松谷秀が激戦制す
地元のエース・平原康が準決で敗退して、V争いは激化。松谷は、千葉勢と袂を分けて己の力を信じた。そして、レース巧者ぶりを発揮して、見事2度目のG3制覇を成し遂げた。
「近藤君がやる気ならモガき合わせるか、それか粘るか。臨機応変に走ろうと考えていました。まさか脇本君が降りて来るとは思わなくて。でも、降りてくれたから展開も向きましたね。あそこで引いたらないので。うまく稲垣さんにあたって対処できたと思います」
今シリーズは初日に先行で勝ち上がると、準決では軽快なまくりで別線を粉砕。そして決勝は、「決め球」を見せるなどタテヨコ俊敏な動き。この優勝で完全復活と言ってもいいだろう。
「昔は(イン粘りを)よく使っていたんですけどね。師匠(佐々木龍也・引退)に『決め球は最後まで取っておけ』と言われていたので、ここぞって時に使おうと。なるべくタテで脚を磨いて、そしたら落車も減ったし、良くなってきました。(前回の松山で優勝したが)その次が大事と師匠に言われていたし、勝てて良かったです」
千葉から始まった風は、神奈川まで巻き込んで吹き荒れる。南関の勢いは、まだまだ止まらない。
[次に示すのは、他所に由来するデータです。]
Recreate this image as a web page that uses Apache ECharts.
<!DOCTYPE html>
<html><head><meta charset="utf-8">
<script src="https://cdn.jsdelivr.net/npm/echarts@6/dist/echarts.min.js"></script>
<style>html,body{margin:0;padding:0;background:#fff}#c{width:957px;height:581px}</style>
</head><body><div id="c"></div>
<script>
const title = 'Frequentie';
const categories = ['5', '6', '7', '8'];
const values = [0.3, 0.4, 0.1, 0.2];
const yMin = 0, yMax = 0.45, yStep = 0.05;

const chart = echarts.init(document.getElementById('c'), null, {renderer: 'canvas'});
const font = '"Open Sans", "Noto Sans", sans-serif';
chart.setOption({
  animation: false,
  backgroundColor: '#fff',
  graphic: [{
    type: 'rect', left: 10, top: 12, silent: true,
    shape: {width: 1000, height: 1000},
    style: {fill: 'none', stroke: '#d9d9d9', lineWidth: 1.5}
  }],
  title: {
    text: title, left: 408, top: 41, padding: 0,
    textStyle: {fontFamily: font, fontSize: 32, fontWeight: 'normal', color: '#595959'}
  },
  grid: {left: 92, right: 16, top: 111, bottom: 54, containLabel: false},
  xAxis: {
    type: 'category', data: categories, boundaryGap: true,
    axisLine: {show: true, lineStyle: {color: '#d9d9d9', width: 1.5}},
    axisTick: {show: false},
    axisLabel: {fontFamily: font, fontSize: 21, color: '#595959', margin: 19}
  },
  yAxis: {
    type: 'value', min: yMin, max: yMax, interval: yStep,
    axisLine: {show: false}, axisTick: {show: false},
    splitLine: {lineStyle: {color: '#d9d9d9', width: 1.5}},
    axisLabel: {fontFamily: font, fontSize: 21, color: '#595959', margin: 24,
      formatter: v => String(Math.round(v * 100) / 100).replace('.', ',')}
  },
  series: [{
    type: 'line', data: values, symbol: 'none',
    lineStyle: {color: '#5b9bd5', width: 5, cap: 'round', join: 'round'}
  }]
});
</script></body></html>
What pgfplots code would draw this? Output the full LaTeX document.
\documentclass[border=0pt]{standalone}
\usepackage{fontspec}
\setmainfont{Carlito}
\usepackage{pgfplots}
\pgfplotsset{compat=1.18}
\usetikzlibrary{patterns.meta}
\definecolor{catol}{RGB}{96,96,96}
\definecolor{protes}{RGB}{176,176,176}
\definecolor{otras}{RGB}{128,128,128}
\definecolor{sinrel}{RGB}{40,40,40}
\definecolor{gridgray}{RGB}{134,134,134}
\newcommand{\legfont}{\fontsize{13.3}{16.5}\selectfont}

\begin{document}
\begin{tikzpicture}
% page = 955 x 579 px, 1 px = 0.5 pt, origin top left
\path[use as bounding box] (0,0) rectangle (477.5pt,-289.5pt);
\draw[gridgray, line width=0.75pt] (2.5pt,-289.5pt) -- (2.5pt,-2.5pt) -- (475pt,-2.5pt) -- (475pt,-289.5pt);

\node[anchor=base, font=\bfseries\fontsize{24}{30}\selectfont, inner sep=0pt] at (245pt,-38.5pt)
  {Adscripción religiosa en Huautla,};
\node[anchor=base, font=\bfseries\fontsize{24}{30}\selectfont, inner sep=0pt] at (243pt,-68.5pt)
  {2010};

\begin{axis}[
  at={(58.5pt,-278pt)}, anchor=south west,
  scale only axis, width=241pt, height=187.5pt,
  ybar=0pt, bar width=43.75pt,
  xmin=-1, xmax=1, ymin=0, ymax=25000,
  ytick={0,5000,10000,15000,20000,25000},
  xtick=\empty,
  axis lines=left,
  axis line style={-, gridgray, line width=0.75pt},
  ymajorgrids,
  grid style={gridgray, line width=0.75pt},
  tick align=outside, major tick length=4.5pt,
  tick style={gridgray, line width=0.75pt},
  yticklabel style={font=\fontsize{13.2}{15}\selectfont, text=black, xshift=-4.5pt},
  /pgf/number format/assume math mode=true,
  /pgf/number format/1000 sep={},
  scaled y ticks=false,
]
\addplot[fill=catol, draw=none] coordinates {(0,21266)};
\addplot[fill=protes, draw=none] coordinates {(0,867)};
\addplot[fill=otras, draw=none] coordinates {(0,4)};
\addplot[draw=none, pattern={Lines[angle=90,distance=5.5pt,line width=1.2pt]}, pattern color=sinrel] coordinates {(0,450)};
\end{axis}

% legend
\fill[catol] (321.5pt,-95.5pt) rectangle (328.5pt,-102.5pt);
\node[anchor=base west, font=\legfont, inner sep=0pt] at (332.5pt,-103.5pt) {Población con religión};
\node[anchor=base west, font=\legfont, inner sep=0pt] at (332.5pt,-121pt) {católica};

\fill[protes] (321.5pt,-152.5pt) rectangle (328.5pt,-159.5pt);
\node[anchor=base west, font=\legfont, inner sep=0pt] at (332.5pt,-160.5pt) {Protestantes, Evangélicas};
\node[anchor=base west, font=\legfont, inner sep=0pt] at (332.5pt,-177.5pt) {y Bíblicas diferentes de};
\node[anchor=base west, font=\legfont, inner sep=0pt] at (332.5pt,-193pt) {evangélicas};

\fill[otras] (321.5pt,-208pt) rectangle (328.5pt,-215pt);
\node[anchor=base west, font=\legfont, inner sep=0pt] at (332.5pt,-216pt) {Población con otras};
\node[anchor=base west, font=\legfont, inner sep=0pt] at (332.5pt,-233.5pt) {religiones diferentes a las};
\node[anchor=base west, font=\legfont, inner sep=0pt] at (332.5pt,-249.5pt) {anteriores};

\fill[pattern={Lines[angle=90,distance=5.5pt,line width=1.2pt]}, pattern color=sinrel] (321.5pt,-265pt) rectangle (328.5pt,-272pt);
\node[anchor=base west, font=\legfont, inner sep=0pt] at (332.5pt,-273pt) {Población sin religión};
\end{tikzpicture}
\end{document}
近藤は3番手から4コーナー勝負に出たが、届かず準V。
「松谷さんが粘ったのはわかりました。カマして来ると思ったし、ワッキー(脇本)の番手に入れればよかったんですけどね。3番手になったけどバックの向かい風がすごくて動けなかった。最後は伸びたけど、松谷さんのほうが余裕がある感じで強かったです」
3着の脇本は、組み立てを反省する。
「情けないです。赤板のあそこでひよってしまったのが全て。出切らなかったらラインが全滅になってしまうし、車間も空いてたので。自分の弱さが出ました」
諸橋は松谷と連結を外して後方に。直線でも持ち前の鋭脚は見せられず6着。
「俺の反応の悪さが出てしまった。前が優勝しているので、付いていけばよかったけど…」
稲垣は、番手を死守できずシンガリ負け。